I have seen too a student frozen with numbing fear after being summoned by a maniacal teacher ready to unleash a whip on him. Such is the power of a teacher’s searing criticism, that I have actually seen children cry out of fear of attending school!

Having seen too much of this type of burning pain, it is no wonder that I myself chose instead to kindle the fire of learning with generosity of spirit and understanding. For many years now, I have practised the art of generating the warmth afforded by kindness and compassion.

Yet, I must confess that nothing I have experienced thus far in my life has prepared me for the state of affairs I am currently undergoing.

Today, a different kind of heat is making its presence felt within my body. Hot flushes. Warm flashes. Blood coursing through my face when I least need it to. Night sweats. Bouts of kicking away the blanket interspersed with bouts of scrambling for them. Insomnia floating in the river of the fifties. Diving estrogen levels. Erratic progesterone patterns. If you haven’t guessed it, let me enlighten you.

Yes, I’m talking about peri-menopause and all its attendant Celcius highs and lows. The Fahrenheit swing.

I wish I could say to physiology – “Thank you, but no thank you” to all these changes but the response from my glands has been lukewarm to say the least.

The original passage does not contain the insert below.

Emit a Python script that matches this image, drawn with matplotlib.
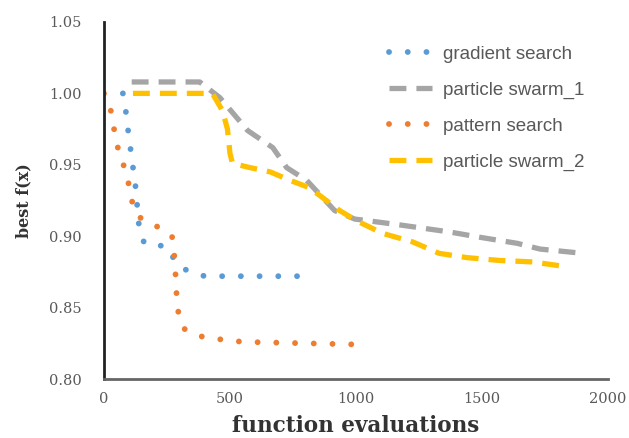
import numpy as np
import matplotlib
matplotlib.use("Agg")
import matplotlib.pyplot as plt

# data
grad_x = [75, 85, 95, 110, 125, 140, 160, 180, 250, 290, 340, 400, 500, 600, 700, 790]
grad_y = [1.000, 0.990, 0.975, 0.955, 0.935, 0.905, 0.895, 0.894, 0.893, 0.880, 0.875, 0.872, 0.872, 0.872, 0.872, 0.872]

pat_x = [0, 25, 45, 60, 90, 110, 135, 170, 220, 270, 280, 285, 290, 300, 320, 380, 450, 550, 800, 1050]
pat_y = [1.000, 0.990, 0.970, 0.958, 0.944, 0.925, 0.914, 0.910, 0.906, 0.900, 0.885, 0.870, 0.852, 0.842, 0.835, 0.830, 0.828, 0.826, 0.825, 0.824]

ps1_x = [110, 380, 460, 570, 670, 725, 805, 915, 995, 1040, 1170, 1370, 1500, 1640, 1730, 1900]
ps1_y = [1.008, 1.008, 0.997, 0.974, 0.962, 0.948, 0.939, 0.918, 0.912, 0.911, 0.908, 0.903, 0.899, 0.895, 0.891, 0.888]

ps2_x = [115, 430, 470, 490, 500, 510, 580, 660, 740, 815, 935, 1000, 1105, 1225, 1330, 1440, 1570, 1700, 1820]
ps2_y = [1.000, 1.000, 0.988, 0.975, 0.958, 0.951, 0.948, 0.945, 0.939, 0.934, 0.918, 0.911, 0.902, 0.896, 0.888, 0.885, 0.883, 0.882, 0.879]

labels = ["gradient search", "particle swarm_1", "pattern search", "particle swarm_2"]
xticks = [0, 500, 1000, 1500, 2000]
yticks = [0.80, 0.85, 0.90, 0.95, 1.00, 1.05]

fig = plt.figure(figsize=(6.29, 4.38), dpi=100)
ax = fig.add_axes([0.1653, 0.1347, 0.8013, 0.8151])

dot = (0, (0.01, 3.2))
dash = (0, (3.2, 1.9))
ax.plot(grad_x, grad_y, color="#5B9BD5", lw=4.2, linestyle=dot,
        dash_capstyle="round", label=labels[0])
ax.plot(ps1_x, ps1_y, color="#A5A5A5", lw=3.8, linestyle=dash,
        dash_capstyle="butt", label=labels[1])
ax.plot(pat_x, pat_y, color="#ED7D31", lw=4.2, linestyle=dot,
        dash_capstyle="round", label=labels[2])
ax.plot(ps2_x, ps2_y, color="#FFC000", lw=3.8, linestyle=dash,
        dash_capstyle="butt", label=labels[3])

ax.set_xlim(0, 2000)
ax.set_ylim(0.80, 1.05)
ax.set_xticks(xticks)
ax.set_yticks(yticks)
ax.set_yticklabels(["%.2f" % v for v in yticks])
ax.tick_params(length=0, labelcolor="#595959", labelsize=10.5)
ax.tick_params(axis="y", pad=16)
ax.tick_params(axis="x", pad=9)
for lab in ax.get_xticklabels() + ax.get_yticklabels():
    lab.set_family("DejaVu Serif")

for s in ["top", "right"]:
    ax.spines[s].set_visible(False)
ax.spines["left"].set_color("#222222")
ax.spines["left"].set_linewidth(2)
ax.spines["bottom"].set_color("#666666")
ax.spines["bottom"].set_linewidth(2)

ax.set_xlabel("function evaluations", family="DejaVu Serif", fontweight="bold",
              fontsize=15.5, color="#333333", labelpad=7)
ax.set_ylabel("best f(x)", family="DejaVu Serif", fontweight="bold",
              fontsize=11.5, color="#333333", labelpad=12)

leg = ax.legend(loc="upper left", bbox_to_anchor=(0.565, 0.934), frameon=False,
                borderaxespad=0, borderpad=0,
                handlelength=2.3, labelspacing=1.0, handletextpad=0.6,
                prop={"family": "Liberation Sans", "size": 13.5})
for t in leg.get_texts():
    t.set_color("#595959")

fig.savefig("out.png", dpi=100)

They have actually decided to leave me out in the cold on this trip and let me fend for myself. There are days when there’s absolutely no fire in me and there are days, I’m just burning up.

I’ve heard there’s a bookout there somewhere called “Red Hot Mammas!” but I’ve yet to get down to finding and reading it.

All I know is this. I may get cold feet just thinking of the years ahead but I must remember that it is a path that has been traversed by many before me.

For now, I can either let nature take its course, opt for herbal alternatives or take the easy way out and jump on the HRT band-wagon.

The fact that can’t be changed? I’m past 50. This cold truth must be faced, right?